Le quartier Saint-Bruno est en proie à une guerre de gangs. Et les rivalités se traduisent par des fusillades, parfois en pleine rue. Fin août, des individus encagoulés avaient monté des barricades autour de la place centrale pour se défendre face à des rivaux. Un homme avait été grièvement blessé au cours d'une rixe. Quelques jours plus tard, une autre fusillade avait éclaté sans faire de blessé.

Plus récemment encore, un commerce de nuit, situé au bout du cours Berriat, une avenue qui dessert le quartier Saint-Bruno, a été visé par plusieurs tirs fin février. Trois personnes se trouvaient à l'intérieur, aucune d'entre elles n'avait été blessée. L'auteur avait pris la fuite.

"Personne n'est à l'abri d'une balle perdue"

Les habitants et commerçants de ce quartier se sont habitués, malgré eux, à ces tensions : "On avait déjà eu des tirs sur la place Saint-Bruno, qui se sont calmés pour l'instant. Mais on n'est pas surpris de voir comment les choses évoluent", raconte Lisa*, une commerçante.

Cela fait près de trente ans qu'elle travaille à Saint-Bruno. Elle a vu la situation évoluer au cours des mois : "On a un point de deal qui est là et qui est très prégnant puisqu'ils commencent très tôt le matin et finissent très tard le soir. Il y a des jeunes entre 12 et 15 ans... C'est infernal du matin au soir, ils se battent, ils ne jettent pas leurs détritus, lancent des choses sur les vitrines... On a l'impression d'être dans une cour de récréation. Les grands sont un peu plus respectueux, si on peut dire ça."

Des gens se sont précipités pour voir ce qu'il se passait. Des magasins ont décidé de fermer leur vitrine.

Stéphane*, commerçant du quartier de Saint-Bruno.

"C'est infernal. Des gens n'osent plus passer, notamment les personnes âgées qui ont peur. Ça crie du matin au soir, ça deale devant les enfants d'une école maternelle, s'inquiète-t-elle. Personne n'est à l'abri d'une balle perdue. C'est stressant."

Ce lundi en début de soirée, Stéphane* se trouvait dans son commerce cours Berriat, lorsque les coups de feu ont éclaté : "De la vitrine du magasin, on a vu qu'il y avait de l'agitation autour de l'arrêt de tram de Saint-Bruno. Des gens couraient, explique-t-il. Des gens se sont précipités pour voir ce qu'il se passait. Des magasins ont décidé de fermer. C'est ce qu'on a fait aussi par mesure de sécurité. On ne savait pas trop ce qu'il se passait."

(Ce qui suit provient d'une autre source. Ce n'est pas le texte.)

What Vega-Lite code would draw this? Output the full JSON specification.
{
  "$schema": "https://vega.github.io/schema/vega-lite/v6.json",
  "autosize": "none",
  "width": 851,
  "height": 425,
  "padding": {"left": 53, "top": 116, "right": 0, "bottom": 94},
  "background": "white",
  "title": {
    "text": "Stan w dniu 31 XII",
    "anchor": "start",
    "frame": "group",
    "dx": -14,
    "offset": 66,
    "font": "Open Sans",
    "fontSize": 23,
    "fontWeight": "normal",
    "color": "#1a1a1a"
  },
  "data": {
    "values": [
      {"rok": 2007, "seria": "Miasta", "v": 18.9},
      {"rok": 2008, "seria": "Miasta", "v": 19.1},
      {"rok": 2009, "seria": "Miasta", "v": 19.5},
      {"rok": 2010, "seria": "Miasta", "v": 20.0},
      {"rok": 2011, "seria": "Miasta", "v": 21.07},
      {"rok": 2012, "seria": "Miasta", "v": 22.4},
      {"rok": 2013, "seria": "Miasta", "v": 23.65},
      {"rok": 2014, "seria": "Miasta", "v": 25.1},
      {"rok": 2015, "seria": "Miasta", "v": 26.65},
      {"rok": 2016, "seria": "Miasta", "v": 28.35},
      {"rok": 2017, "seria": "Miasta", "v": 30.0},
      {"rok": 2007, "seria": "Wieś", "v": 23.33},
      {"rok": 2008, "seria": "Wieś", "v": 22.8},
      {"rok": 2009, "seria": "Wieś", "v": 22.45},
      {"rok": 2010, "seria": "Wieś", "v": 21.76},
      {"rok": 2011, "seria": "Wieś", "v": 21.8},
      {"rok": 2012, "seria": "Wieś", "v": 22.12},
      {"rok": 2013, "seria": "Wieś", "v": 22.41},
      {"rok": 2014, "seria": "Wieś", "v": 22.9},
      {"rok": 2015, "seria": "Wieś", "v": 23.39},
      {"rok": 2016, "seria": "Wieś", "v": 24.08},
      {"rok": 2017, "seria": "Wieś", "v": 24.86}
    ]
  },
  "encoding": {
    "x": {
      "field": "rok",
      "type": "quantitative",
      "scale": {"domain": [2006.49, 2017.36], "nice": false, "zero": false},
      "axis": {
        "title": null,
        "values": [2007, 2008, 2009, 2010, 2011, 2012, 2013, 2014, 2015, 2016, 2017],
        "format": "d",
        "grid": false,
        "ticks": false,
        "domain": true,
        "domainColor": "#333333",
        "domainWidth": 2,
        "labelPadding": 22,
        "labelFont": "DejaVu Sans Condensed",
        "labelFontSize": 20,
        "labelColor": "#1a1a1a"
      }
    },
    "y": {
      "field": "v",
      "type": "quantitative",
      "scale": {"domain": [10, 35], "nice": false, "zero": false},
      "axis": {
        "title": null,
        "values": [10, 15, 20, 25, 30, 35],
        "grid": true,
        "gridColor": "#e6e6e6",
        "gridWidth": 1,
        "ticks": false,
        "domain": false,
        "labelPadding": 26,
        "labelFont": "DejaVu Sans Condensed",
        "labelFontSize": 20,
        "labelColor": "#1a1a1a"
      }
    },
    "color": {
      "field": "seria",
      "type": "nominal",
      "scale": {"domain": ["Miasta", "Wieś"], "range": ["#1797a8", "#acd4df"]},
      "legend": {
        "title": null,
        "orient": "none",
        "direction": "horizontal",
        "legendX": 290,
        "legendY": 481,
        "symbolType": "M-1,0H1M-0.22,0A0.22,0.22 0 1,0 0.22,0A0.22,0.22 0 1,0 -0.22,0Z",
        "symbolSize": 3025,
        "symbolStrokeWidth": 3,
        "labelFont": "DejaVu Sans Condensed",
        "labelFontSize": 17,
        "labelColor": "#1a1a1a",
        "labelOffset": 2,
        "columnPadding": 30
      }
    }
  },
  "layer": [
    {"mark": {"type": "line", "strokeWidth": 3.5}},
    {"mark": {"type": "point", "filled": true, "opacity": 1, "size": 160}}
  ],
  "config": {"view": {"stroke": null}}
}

Arrivé il y a trois ans dans le quartier, Stéphane a connu plusieurs épisodes de violence. Il n'envisage pas pour autant fermer boutique : "On s'y fait. Ça revient à la normale après deux ou trois jours", raconte-t-il, un brin fataliste.

*Les prénoms ont été modifiés à la demande des interlocuteurs pour préserver leur anonymat.